* _TASK DIRECTIONS_
Please transcribe the data that follows without the pictures, keeping every word the same.
=== RECORDED DATA ===
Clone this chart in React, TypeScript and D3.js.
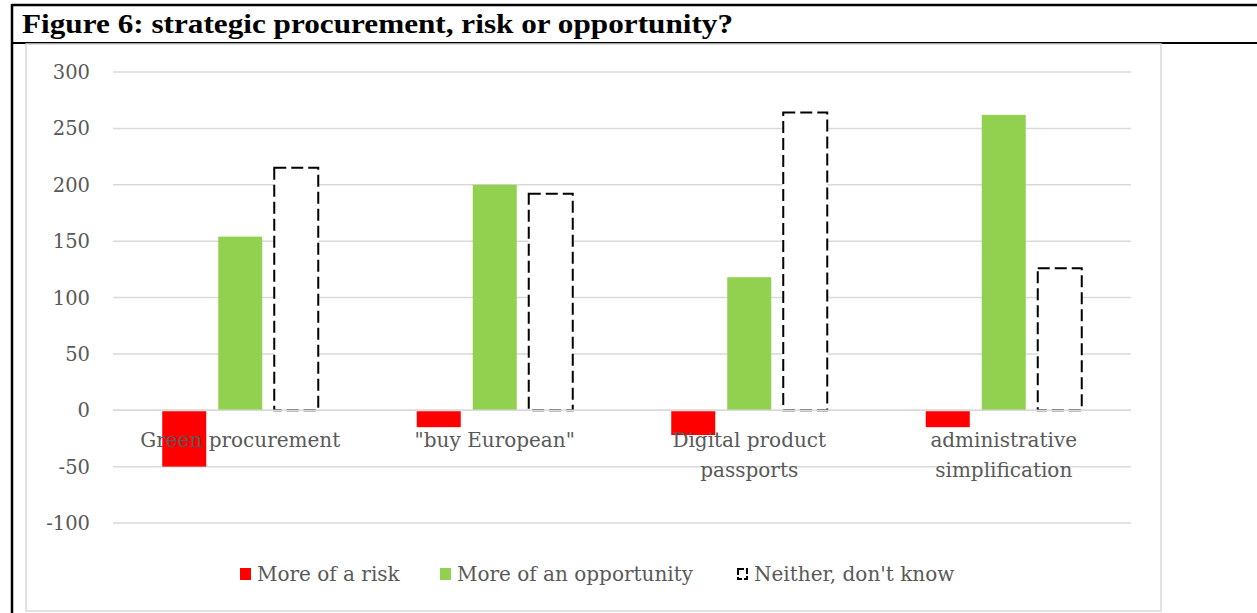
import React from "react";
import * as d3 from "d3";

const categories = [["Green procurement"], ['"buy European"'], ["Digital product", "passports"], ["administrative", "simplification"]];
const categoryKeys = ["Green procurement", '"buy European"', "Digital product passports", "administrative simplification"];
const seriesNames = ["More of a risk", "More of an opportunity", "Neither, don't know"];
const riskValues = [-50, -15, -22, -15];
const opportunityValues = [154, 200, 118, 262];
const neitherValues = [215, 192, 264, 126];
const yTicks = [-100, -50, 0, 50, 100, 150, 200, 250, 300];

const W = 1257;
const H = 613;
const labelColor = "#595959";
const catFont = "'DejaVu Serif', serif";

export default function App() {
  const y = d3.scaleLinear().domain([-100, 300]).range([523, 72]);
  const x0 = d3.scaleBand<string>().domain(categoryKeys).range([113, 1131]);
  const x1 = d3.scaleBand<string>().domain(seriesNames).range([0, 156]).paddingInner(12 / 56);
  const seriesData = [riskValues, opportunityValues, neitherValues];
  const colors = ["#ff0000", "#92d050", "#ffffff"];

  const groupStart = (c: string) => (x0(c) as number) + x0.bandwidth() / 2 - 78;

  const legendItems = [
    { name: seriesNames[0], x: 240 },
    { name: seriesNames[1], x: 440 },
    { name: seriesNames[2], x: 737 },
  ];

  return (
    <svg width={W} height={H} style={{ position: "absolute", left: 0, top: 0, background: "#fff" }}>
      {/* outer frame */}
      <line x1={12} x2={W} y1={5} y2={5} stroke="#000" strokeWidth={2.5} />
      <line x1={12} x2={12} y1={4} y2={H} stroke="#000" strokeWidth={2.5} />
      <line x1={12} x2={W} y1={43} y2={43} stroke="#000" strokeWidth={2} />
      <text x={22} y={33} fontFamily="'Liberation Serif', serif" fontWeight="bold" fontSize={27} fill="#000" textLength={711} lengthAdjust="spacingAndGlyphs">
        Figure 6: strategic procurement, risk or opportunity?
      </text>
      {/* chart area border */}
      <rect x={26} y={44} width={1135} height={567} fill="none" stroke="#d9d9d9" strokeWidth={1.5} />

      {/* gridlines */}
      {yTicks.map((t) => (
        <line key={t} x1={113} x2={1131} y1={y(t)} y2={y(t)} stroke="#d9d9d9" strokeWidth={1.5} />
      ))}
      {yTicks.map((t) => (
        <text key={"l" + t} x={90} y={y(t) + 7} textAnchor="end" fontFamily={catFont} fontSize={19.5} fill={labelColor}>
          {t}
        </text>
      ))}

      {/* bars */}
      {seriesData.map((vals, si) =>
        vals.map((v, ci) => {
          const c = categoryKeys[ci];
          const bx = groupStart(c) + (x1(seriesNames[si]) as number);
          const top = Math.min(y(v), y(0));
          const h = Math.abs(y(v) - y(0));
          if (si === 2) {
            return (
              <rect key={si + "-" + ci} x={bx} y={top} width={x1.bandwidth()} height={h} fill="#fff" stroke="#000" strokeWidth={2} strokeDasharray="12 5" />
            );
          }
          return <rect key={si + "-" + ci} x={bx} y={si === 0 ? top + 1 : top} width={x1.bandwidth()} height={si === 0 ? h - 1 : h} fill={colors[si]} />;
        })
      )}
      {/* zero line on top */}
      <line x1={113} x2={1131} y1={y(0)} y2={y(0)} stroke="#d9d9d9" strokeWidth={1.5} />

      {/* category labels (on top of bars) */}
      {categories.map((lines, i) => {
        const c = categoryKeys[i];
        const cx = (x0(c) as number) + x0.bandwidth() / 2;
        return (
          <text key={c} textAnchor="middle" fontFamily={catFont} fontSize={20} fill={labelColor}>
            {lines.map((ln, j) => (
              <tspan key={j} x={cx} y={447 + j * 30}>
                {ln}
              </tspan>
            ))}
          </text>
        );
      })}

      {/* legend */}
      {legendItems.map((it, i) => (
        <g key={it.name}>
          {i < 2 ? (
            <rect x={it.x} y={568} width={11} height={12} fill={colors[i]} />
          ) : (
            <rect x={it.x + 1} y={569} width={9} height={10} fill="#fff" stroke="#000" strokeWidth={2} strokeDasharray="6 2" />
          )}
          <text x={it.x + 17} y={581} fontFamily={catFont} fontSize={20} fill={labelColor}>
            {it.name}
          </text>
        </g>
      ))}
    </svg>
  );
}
===
* _ANSWER TO THIS TASK_
Clone this chart in React, TypeScript and D3.js.
import React from "react";
import * as d3 from "d3";

const categories = [["Green procurement"], ['"buy European"'], ["Digital product", "passports"], ["administrative", "simplification"]];
const categoryKeys = ["Green procurement", '"buy European"', "Digital product passports", "administrative simplification"];
const seriesNames = ["More of a risk", "More of an opportunity", "Neither, don't know"];
const riskValues = [-50, -15, -22, -15];
const opportunityValues = [154, 200, 118, 262];
const neitherValues = [215, 192, 264, 126];
const yTicks = [-100, -50, 0, 50, 100, 150, 200, 250, 300];

const W = 1257;
const H = 613;
const labelColor = "#595959";
const catFont = "'DejaVu Serif', serif";

export default function App() {
  const y = d3.scaleLinear().domain([-100, 300]).range([523, 72]);
  const x0 = d3.scaleBand<string>().domain(categoryKeys).range([113, 1131]);
  const x1 = d3.scaleBand<string>().domain(seriesNames).range([0, 156]).paddingInner(12 / 56);
  const seriesData = [riskValues, opportunityValues, neitherValues];
  const colors = ["#ff0000", "#92d050", "#ffffff"];

  const groupStart = (c: string) => (x0(c) as number) + x0.bandwidth() / 2 - 78;

  const legendItems = [
    { name: seriesNames[0], x: 240 },
    { name: seriesNames[1], x: 440 },
    { name: seriesNames[2], x: 737 },
  ];

  return (
    <svg width={W} height={H} style={{ position: "absolute", left: 0, top: 0, background: "#fff" }}>
      {/* outer frame */}
      <line x1={12} x2={W} y1={5} y2={5} stroke="#000" strokeWidth={2.5} />
      <line x1={12} x2={12} y1={4} y2={H} stroke="#000" strokeWidth={2.5} />
      <line x1={12} x2={W} y1={43} y2={43} stroke="#000" strokeWidth={2} />
      <text x={22} y={33} fontFamily="'Liberation Serif', serif" fontWeight="bold" fontSize={27} fill="#000" textLength={711} lengthAdjust="spacingAndGlyphs">
        Figure 6: strategic procurement, risk or opportunity?
      </text>
      {/* chart area border */}
      <rect x={26} y={44} width={1135} height={567} fill="none" stroke="#d9d9d9" strokeWidth={1.5} />

      {/* gridlines */}
      {yTicks.map((t) => (
        <line key={t} x1={113} x2={1131} y1={y(t)} y2={y(t)} stroke="#d9d9d9" strokeWidth={1.5} />
      ))}
      {yTicks.map((t) => (
        <text key={"l" + t} x={90} y={y(t) + 7} textAnchor="end" fontFamily={catFont} fontSize={19.5} fill={labelColor}>
          {t}
        </text>
      ))}

      {/* bars */}
      {seriesData.map((vals, si) =>
        vals.map((v, ci) => {
          const c = categoryKeys[ci];
          const bx = groupStart(c) + (x1(seriesNames[si]) as number);
          const top = Math.min(y(v), y(0));
          const h = Math.abs(y(v) - y(0));
          if (si === 2) {
            return (
              <rect key={si + "-" + ci} x={bx} y={top} width={x1.bandwidth()} height={h} fill="#fff" stroke="#000" strokeWidth={2} strokeDasharray="12 5" />
            );
          }
          return <rect key={si + "-" + ci} x={bx} y={si === 0 ? top + 1 : top} width={x1.bandwidth()} height={si === 0 ? h - 1 : h} fill={colors[si]} />;
        })
      )}
      {/* zero line on top */}
      <line x1={113} x2={1131} y1={y(0)} y2={y(0)} stroke="#d9d9d9" strokeWidth={1.5} />

      {/* category labels (on top of bars) */}
      {categories.map((lines, i) => {
        const c = categoryKeys[i];
        const cx = (x0(c) as number) + x0.bandwidth() / 2;
        return (
          <text key={c} textAnchor="middle" fontFamily={catFont} fontSize={20} fill={labelColor}>
            {lines.map((ln, j) => (
              <tspan key={j} x={cx} y={447 + j * 30}>
                {ln}
              </tspan>
            ))}
          </text>
        );
      })}

      {/* legend */}
      {legendItems.map((it, i) => (
        <g key={it.name}>
          {i < 2 ? (
            <rect x={it.x} y={568} width={11} height={12} fill={colors[i]} />
          ) : (
            <rect x={it.x + 1} y={569} width={9} height={10} fill="#fff" stroke="#000" strokeWidth={2} strokeDasharray="6 2" />
          )}
          <text x={it.x + 17} y={581} fontFamily={catFont} fontSize={20} fill={labelColor}>
            {it.name}
          </text>
        </g>
      ))}
    </svg>
  );
}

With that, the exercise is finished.